Stephen King is the king of horror. Just in this past year alone, King’s novels have inspired numerous screen adaptations: It Chapter Two, Doctor Sleep, Pet Sematary, and Netflix’s In the Tall Grass. Yet in HBO’s adaptation of King’s 2018 novel The Outsider, the dark TV series doesn’t amount to much suspense—rather, the episodes are weighed down with slow, lingering shots; dragged out plotlines; and a narrative that elicits more gloom than terror.
The 10-episode series dives into a criminal investigation with a supernatural twist. An 11-year-old boy’s body is found in the Georgia woods. Due to a slew of eye-witness accounts and physical evidence, such as numerous fingerprints and surveillance footage, Little League coach and local English teacher Terry Maitland (played by Jason Bateman, one of the show’s producers and the director of the first two episodes in the series) is immediately incriminated.
Detective Ralph Anderson (Ben Mendelsohn) is convinced Maitland is the killer. But Anderson, whose own son died of cancer, lets his personal life influence the investigation, clouding his judgment. He’s quick to condemn Maitland, arresting him publicly, branding him a guilty man, and consequently ostracizing Maitland’s family.

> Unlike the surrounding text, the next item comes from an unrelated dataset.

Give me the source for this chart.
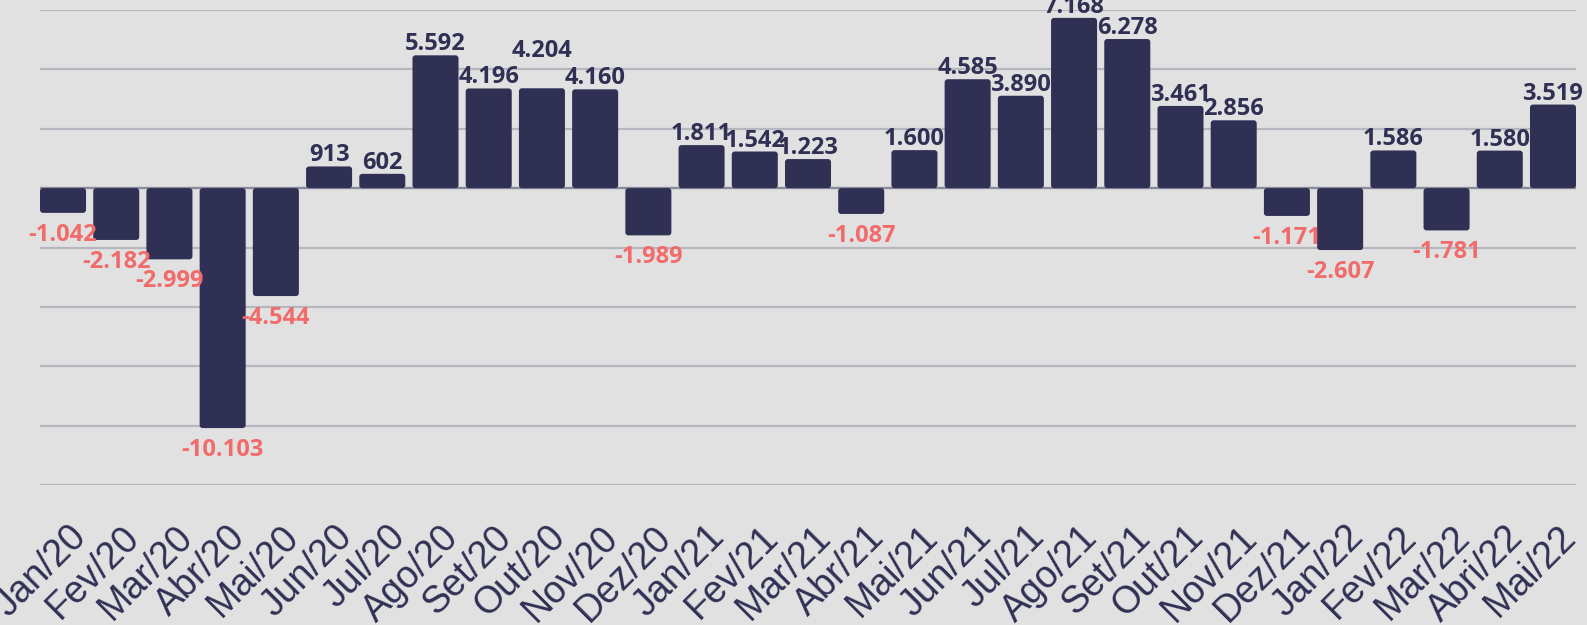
#!/usr/bin/env python3
import numpy as np, pandas as pd, seaborn as sns
import matplotlib
matplotlib.use("Agg")
import matplotlib.pyplot as plt
from matplotlib.patches import FancyBboxPatch
from matplotlib.transforms import ScaledTranslation, offset_copy

# saldo mensal
meses = ["Jan/20", "Fev/20", "Mar/20", "Abr/20", "Mai/20", "Jun/20", "Jul/20", "Ago/20",
         "Set/20", "Out/20", "Nov/20", "Dez/20", "Jan/21", "Fev/21", "Mar/21", "Abr/21",
         "Mai/21", "Jun/21", "Jul/21", "Ago/21", "Set/21", "Out/21", "Nov/21", "Dez/21",
         "Jan/22", "Fev/22", "Mar/22", "Abri/22", "Mai/22"]
saldo = [-1042, -2182, -2999, -10103, -4544, 913, 602, 5592,
         4196, 4204, 4160, -1989, 1811, 1542, 1223, -1087,
         1600, 4585, 3890, 7168, 6278, 3461, 2856, -1171,
         -2607, 1586, -1781, 1580, 3519]

bg = "#e1e1e1"
navy = "#2f3054"
red = "#f26b6b"
grid_c = "#b6b6be"

df = pd.DataFrame({"Mes": meses, "Saldo": saldo})

sns.set_style("white")
plt.rcParams['font.family'] = ['Open Sans', 'DejaVu Sans']

fig = plt.figure(figsize=(15.87, 6.25), dpi=100, facecolor=bg)
ax = fig.add_axes([40/1587, 1-485/625, 1536/1587, 475/625])
ax.set_facecolor(bg)

width = 0.865
sns.barplot(data=df, x="Mes", y="Saldo", color=navy, width=width, saturation=1, ax=ax, zorder=3)

ax.set_xlim(-width/2, len(meses)-1+width/2)
ax.set_ylim(-12500, 7500)
ax.set_yticks(np.arange(-12500, 7501, 2500))
ax.yaxis.grid(True, color=grid_c, lw=1.6, zorder=0)
ax.tick_params(axis='y', left=False, labelleft=False)
ax.axhline(0, color="#8a8a9a", lw=1.6, zorder=2)
for s in ax.spines.values():
    s.set_visible(False)
ax.set_xlabel("")
ax.set_ylabel("")

# rounded bars
px_x = (ax.get_xlim()[1]-ax.get_xlim()[0]) / 1536
px_y = (ax.get_ylim()[1]-ax.get_ylim()[0]) / 475
for p in list(ax.patches):
    x, y, w, h = p.get_x(), p.get_y(), p.get_width(), p.get_height()
    y0, y1 = min(y, y+h), max(y, y+h)
    fb = FancyBboxPatch((x, y0), w, y1-y0,
                        boxstyle="round,pad=0,rounding_size=%f" % (3*px_x),
                        mutation_aspect=px_y/px_x, fc=navy, ec="none", zorder=3)
    p.remove()
    ax.add_patch(fb)

# value labels
prev_lift = False
for i, v in enumerate(saldo):
    txt = f"{v:,}".replace(",", ".")
    lift = 0
    if i > 0 and v > 0 and saldo[i-1] > 0 and abs(v - saldo[i-1]) < 100 and not prev_lift:
        lift = 26
    prev_lift = lift > 0
    if v >= 0:
        tr = offset_copy(ax.transData, fig=fig, x=0, y=(5+lift)/100, units='inches')
        ax.text(i, v, txt, ha='center', va='baseline', color=navy, fontsize=17,
                fontweight='bold', transform=tr, clip_on=False, zorder=4)
    else:
        tr = offset_copy(ax.transData, fig=fig, x=0, y=-10/100, units='inches')
        ax.text(i, v, txt, ha='center', va='top', color=red, fontsize=17,
                fontweight='bold', transform=tr, clip_on=False, zorder=4)

# tick labels
ax.tick_params(axis='x', bottom=False, pad=21, labelsize=27, labelcolor=navy)
ax.set_xticks(range(len(meses)))
ax.set_xticklabels(meses, rotation=45, ha='right', va='top', rotation_mode='anchor',
                   family=['Liberation Sans', 'DejaVu Sans'])
for lab in ax.get_xticklabels():
    lab.set_transform(lab.get_transform() + ScaledTranslation(0.05, 0, fig.dpi_scale_trans))

fig.savefig("out.png", dpi=100, facecolor=bg)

But just as quickly as Anderson arrests him, contradicting evidence surfaces: Maitland wasn’t even in town the night of the murder. He was 70 miles away at a teachers conference, and there are videos to prove it.
In the first episode, the plot bounces between these eyewitness accounts and the day of Maitland’s arrest, but as the evidence both for and against Maitland’s arrest piles up, the first episode ends suspensefully: How can a man be in two places at once?
It’s this very question that propels the show’s plot—which becomes increasingly more complicated as the show progresses. The show takes traditional horror and crime tropes and infuses them with supernatural components.
The series doesn’t just focus on the boy who was murdered or on whether Maitland is responsible for the murder—it also highlights eerier events affecting Maitland’s and Anderson’s families. Maitland’s youngest daughter is tormented in her dreams by an invisible, outside force, and in many scenes, a mysterious figure is seen silently watching.
Playing into the “outsider” theme, many of the shots in the series are framed from a distance, through doorways, and at odd angles, lending weight to the idea that there is someone or something observing from the outside.
Directorial decisions such as these may also have been chosen to depict the confusion and disorientation Anderson and Gibney feel as the investigation intensifies. Yet some of these shots also obstruct gorier scenes, merely hinting at crimes, suicides, and deaths rather than fully displaying them.
For both writer Richard Price, whose credits include The Wire, The Deuce, and The Night Of, and producer Bateman, The Outsider is their first foray into the horror genre. Yet true horror elements only exist in small doses in the show.
The Outsider focuses more on the characters’ grief and an overarching somber tone rather than scare and suspense. As Anderson continues to mourn his own son’s death, a funeral is dragged out, murders and a suicide are graphically depicted, and each character takes a turn facing the camera with prolonged expressions of agony.
The show’s cast, consisting of Bateman, Mendelsohn, Julianne Nicholson, Mare Winningham, and Cynthia Erivo, is well chosen—especially Mendelsohn and Erivo.
Erivo effectively depicts Holly Gibney, a psychically gifted sleuth, with an awkward intensity, but it’s disappointing that her character isn’t introduced sooner in the show. To explain the unexplainable, Gibney is hired by Anderson’s team. For those unfamiliar with King’s work, Holly Gibney was first introduced in the trilogy Mr. Mercedes, and she’s reintroduced in the book and TV series in The Outsider. While Anderson remains grounded in the facts gained from his investigation, Gibney pushes him to consider new possibilities.
As the investigation extends beyond Georgia’s borders, where the story begins, Anderson and Gibney learn to navigate the mystery as outsiders themselves. But they soon learn that being perceived as an outsider only creates greater division. It leads to pointed fingers, families being pulled apart and ostracized, and individuals feeling stuck—on the outside looking in.